Program gives hope to military families
When tragedy is unbearable, military families turn to TAPS, the Tragedy Assistance Program for Survivors. "We come here to meet other people in like situations," said Caitlin Needham.
Seattle Times staff reporter
Caitlin Needham's world collapsed when her son called her at work to tell her that there were military officers at the door and she needed to come home.
Her husband of 31 years, Master Sgt. Robb Needham, had died in Iraq.
Then, 18 months later, her 23-year-old son committed suicide.
When tragedy is unbearable, military families turn to TAPS, the Tragedy Assistance Program for Survivors.
"We come here to meet other people in like situations," said Needham, 51, of Vancouver, Wash. Her voice was one among many Saturday at a lunch at Joint Base Lewis-McChord's North Chapel, where 70 adults and 25 child survivors gathered for the annual Puget Sound-area Military Survivor Seminar.
"Grief is a long process," said Needham, whose husband died in combat in 2006. And the other TAPS members provide support no matter how long it takes.

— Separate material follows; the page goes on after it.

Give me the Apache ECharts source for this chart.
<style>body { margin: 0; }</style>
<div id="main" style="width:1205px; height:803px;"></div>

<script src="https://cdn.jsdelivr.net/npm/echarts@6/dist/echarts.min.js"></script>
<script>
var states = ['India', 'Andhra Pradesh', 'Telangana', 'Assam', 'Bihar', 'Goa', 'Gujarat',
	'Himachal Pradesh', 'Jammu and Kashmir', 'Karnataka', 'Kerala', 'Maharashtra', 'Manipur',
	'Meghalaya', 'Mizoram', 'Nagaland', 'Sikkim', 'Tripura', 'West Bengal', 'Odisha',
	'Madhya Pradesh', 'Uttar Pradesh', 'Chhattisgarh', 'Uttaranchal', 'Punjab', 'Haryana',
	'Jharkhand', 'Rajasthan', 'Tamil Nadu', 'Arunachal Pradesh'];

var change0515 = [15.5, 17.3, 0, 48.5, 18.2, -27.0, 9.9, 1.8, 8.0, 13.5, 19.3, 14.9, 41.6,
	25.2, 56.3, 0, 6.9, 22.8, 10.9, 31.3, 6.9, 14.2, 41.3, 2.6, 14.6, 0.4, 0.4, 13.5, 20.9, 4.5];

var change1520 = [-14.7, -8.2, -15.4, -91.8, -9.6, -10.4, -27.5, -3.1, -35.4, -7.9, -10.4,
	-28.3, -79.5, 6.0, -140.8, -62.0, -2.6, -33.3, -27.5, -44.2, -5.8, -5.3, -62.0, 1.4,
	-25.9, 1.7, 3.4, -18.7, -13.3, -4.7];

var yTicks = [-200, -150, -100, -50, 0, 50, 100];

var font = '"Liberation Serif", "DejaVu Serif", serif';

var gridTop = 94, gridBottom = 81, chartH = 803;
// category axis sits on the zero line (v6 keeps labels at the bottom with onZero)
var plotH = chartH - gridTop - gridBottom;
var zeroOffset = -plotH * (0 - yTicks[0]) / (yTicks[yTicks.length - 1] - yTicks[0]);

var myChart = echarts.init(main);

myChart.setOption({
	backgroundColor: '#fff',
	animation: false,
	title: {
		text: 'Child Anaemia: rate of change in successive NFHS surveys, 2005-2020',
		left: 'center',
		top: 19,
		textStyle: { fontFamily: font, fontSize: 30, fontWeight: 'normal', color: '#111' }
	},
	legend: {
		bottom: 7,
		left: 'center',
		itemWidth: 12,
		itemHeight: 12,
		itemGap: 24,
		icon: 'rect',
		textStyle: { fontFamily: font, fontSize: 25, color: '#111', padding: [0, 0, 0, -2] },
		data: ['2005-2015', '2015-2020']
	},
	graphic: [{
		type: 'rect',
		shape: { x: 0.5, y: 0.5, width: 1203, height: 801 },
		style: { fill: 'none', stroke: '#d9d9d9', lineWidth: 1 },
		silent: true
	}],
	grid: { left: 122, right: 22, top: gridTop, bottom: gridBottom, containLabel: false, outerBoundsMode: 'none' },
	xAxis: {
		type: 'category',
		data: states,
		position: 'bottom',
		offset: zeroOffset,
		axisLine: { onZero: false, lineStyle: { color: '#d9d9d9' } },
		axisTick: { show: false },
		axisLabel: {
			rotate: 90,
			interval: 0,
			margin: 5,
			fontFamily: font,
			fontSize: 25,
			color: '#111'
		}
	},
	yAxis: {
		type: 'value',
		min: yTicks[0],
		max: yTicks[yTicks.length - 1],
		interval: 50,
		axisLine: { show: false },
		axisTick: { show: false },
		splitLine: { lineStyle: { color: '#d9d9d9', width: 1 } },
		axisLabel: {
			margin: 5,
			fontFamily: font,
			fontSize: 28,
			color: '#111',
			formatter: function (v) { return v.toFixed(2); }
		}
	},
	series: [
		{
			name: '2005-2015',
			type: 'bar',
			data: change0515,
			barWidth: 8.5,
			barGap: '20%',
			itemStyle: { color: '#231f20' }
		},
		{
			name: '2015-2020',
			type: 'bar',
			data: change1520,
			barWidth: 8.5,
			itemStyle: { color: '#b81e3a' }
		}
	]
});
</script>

TAPS seminars like the one Saturday are held 24 times a year on military bases around the country. Survivors are welcome to attend any of them, and some at the Lewis-McChord event came from as far away as Arkansas.
What TAPS provides — sharing stories and grief in groups facilitated by volunteers, meeting survivors who live nearby, and the nationwide 800 number to put grieving survivors in touch with others at any time of day — has made the program important to military families in need, say members, of which there are now 24,000.
"TAPS understands me," said Needham. "They've given me the skills to get through each day."
One of the most painful adjustments for women who lose husbands is finding the "world is made for couples" and they are often either excluded or find life lonely, whether it's booking hotels for travel or being invited to the home of friends who are a couple.
"Now I can call Norma and tell her I've just found a great deal on a cruise," Needham said, referring to friend Norma Melo, whom she met through the program.
"We have each other," said Melo, 47, of Spanaway, Pierce County, whose husband died in Iraq in 2004.
"When you lose one life, you have to start another," she said.
Bonnie Carroll started TAPS after her brigadier general husband, Tom Carroll, was killed in a helicopter training accident and she found there was little support.
Now, "this is our family," she said. "I'm so grateful we now have a place to turn to, a place filled with love."
As lunch ended and the individual sessions began, groups were formed. One group was for fiancés and significant others who lost loved ones. Another was for parents who did. Others were for husbands and wives, and another for children. One was for those who have lost loved ones to suicide.
Some of the most important work may be among the children, said Master Sgt. Creed McCaslin, who works with children suffering the loss of a parent.
After the session, the children carried balloons outdoors, letters to their parents written on tissue paper, attached to the strings.
"I love you dad. I miss you. I wish you were here. I'm in kindergarten now," wrote Aly Wisenhunt, 5.
Trevor McCants, 14, and one of the oldest children there, wore a badge with his father's photo. "I love and miss you," he wrote on the tissue paper. "I wish you could be here now."
Then he released his balloon, and he watched it rise for a very long time.